I am still waiting for the Bitter to carbonate before I do a review but just from the smell and gravity sample I know this yeast gives off a lot of fruit flavors. So when I was constructing my Old Ale recipe and thinking about how I want the some dark fruit flavors I knew I had to try this yeast on some of the wort. I'm thinking this beer is going to give me a delicious thick FRUIT CAKE beer.
The yeast took off again, with activity within a couple hours even with this higher alcohol content. It appeared to be fully fermented in a week.
02.17.11 Gravity at 1.020 (that is 7.2% ABV, and 73% Apparent Attenuation)
The taste is fantastically sour. This beer tastes like a year old beer. It is not quite as complex as I want it and the malt flavor is hidden a bit behind all the sour fruity notes. Has a nice mouthfeel and is not too sweet.
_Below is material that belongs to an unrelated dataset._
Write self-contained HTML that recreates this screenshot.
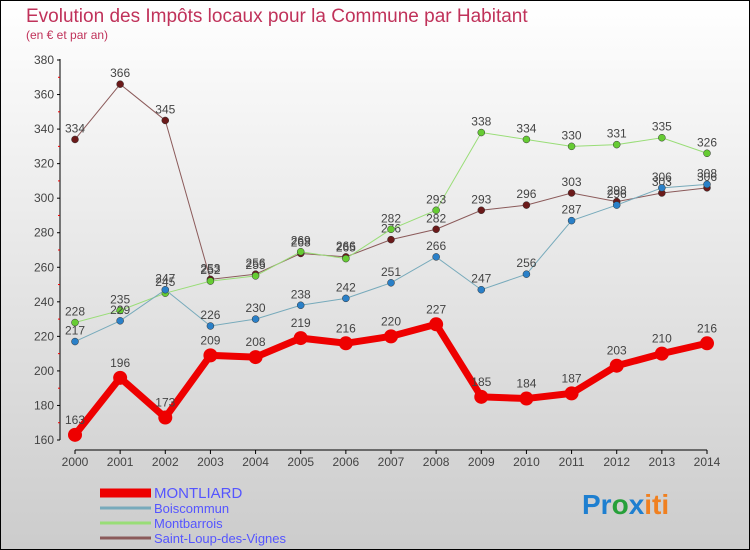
<!DOCTYPE html>
<html><head><meta charset="utf-8"><style>
body{margin:0;width:750px;height:550px;overflow:hidden;font-family:"Liberation Sans",sans-serif}
svg{display:block}
</style></head><body>
<svg width="750" height="550" xmlns="http://www.w3.org/2000/svg">
<defs><linearGradient id="bg" x1="0" y1="0" x2="0" y2="1"><stop offset="0" stop-color="#ffffff"/><stop offset="1" stop-color="#cccccc"/></linearGradient></defs>
<rect x="0.5" y="0.5" width="749" height="549" fill="url(#bg)" stroke="#000"/>
<text x="26" y="22" font-size="19" fill="#c0325a">Evolution des Impôts locaux pour la Commune par Habitant</text>
<text x="26" y="39" font-size="12" fill="#c0325a">(en € et par an)</text>
<g id="axes"></g>
<g id="series"></g>
<g id="legend"></g>
<text x="582" y="514" font-size="28" font-weight="bold"><tspan fill="#1e7fd0">Pr</tspan><tspan fill="#27a03a">o</tspan><tspan fill="#1e7fd0">x</tspan><tspan fill="#f08020">iti</tspan></text>
</svg>
<script>
const years=[2000,2001,2002,2003,2004,2005,2006,2007,2008,2009,2010,2011,2012,2013,2014];
const yTicks=[160,180,200,220,240,260,280,300,320,340,360,380];
const montliard=[163,196,173,209,208,219,216,220,227,185,184,187,203,210,216];
const boiscommun=[217,229,247,226,230,238,242,251,266,247,256,287,296,306,308];
const montbarrois=[228,235,245,252,255,269,265,282,293,338,334,330,331,335,326];
const saintLoup=[334,366,345,253,256,268,266,276,282,293,296,303,298,303,306];
const NS="http://www.w3.org/2000/svg";
const x=i=>75+i*(707-75)/(years.length-1);
const y=v=>440-(v-160)*(380/220);
function mk(tag,attrs,parent){const e=document.createElementNS(NS,tag);for(const k in attrs)e.setAttribute(k,attrs[k]);parent.appendChild(e);return e;}
const axes=document.getElementById('axes');
let e=mk('line',{x1:60,y1:59,x2:60,y2:440,stroke:'#000'},axes);


e=mk('line',{x1:75,y1:450,x2:707,y2:450,stroke:'#000'},axes);


yTicks.forEach(v=>{
 mk('line',{x1:57,y1:y(v),x2:60,y2:y(v),stroke:'#000'},axes);
 if(v<380)mk('line',{x1:58,y1:y(v+10),x2:60,y2:y(v+10),stroke:'#e00'},axes);
 const t=mk('text',{x:54,y:y(v)+4,'font-size':12,fill:'#444','text-anchor':'end'},axes);t.textContent=v;
 
 
});
years.forEach((yr,i)=>{
 mk('line',{x1:x(i),y1:450,x2:x(i),y2:454,stroke:'#000'},axes);
 const t=mk('text',{x:x(i),y:466,'font-size':12,fill:'#444','text-anchor':'middle'},axes);t.textContent=yr;
 
 
});
const sg=document.getElementById('series');
const defs=[[saintLoup,'#6b1a1a','#8b5a5a',1,'saint-loup'],[montbarrois,'#6c3','#9d7',1,'montbarrois'],[boiscommun,'#2a80c8','#7ab',1,'boiscommun'],[montliard,'#e00','#e00',7,'montliard']];
defs.forEach(([d,dot,ln,w,name])=>{
 const p=mk('polyline',{points:d.map((v,i)=>x(i)+','+y(v)).join(' '),fill:'none',stroke:ln,'stroke-width':w},sg);
 
 
 d.forEach((v,i)=>{
  const c=mk('circle',{cx:x(i),cy:y(v),r:w>1?7:3.5,fill:dot,stroke:w>1?'none':'#333','stroke-width':0.5},sg);
  
  
  const t=mk('text',{x:x(i),y:y(v)-(w>1?11:7),'font-size':12,fill:'#444','text-anchor':'middle'},sg);t.textContent=v;
  
  
 });
});
const lg=document.getElementById('legend');
const leg=[['MONTLIARD','#e00',9,498,15],['Boiscommun','#7ab',3,513,13],['Montbarrois','#9d7',3,528,13],['Saint-Loup-des-Vignes','#8b5a5a',3,543,13]];
leg.forEach(([n,c,w,yy,fs])=>{
 const l=mk('line',{x1:100,y1:yy-5,x2:151,y2:yy-5,stroke:c,'stroke-width':w},lg);
 
 
 const t=mk('text',{x:154,y:yy,'font-size':fs,fill:'#55f'},lg);t.textContent=n;
 
 
});
</script>
</body></html>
But easily one of the better sours I've had and only after a month!
Add .25 oz French Oak cubes and 3 oz Turbinado Sugar (adds 8 pts or 2% alcohol)
07.22.11 Gravity 1.014. Overall beer went from 1.071 + .008(sugar) = 1.079 = 8.6% ABV and 82% Apparent Attenuation. Bottled to 2.5 Volumes. Nice sweet and sour balance. Then carmel and toffee flavor. Also a decent amount of sourness for Brett Only.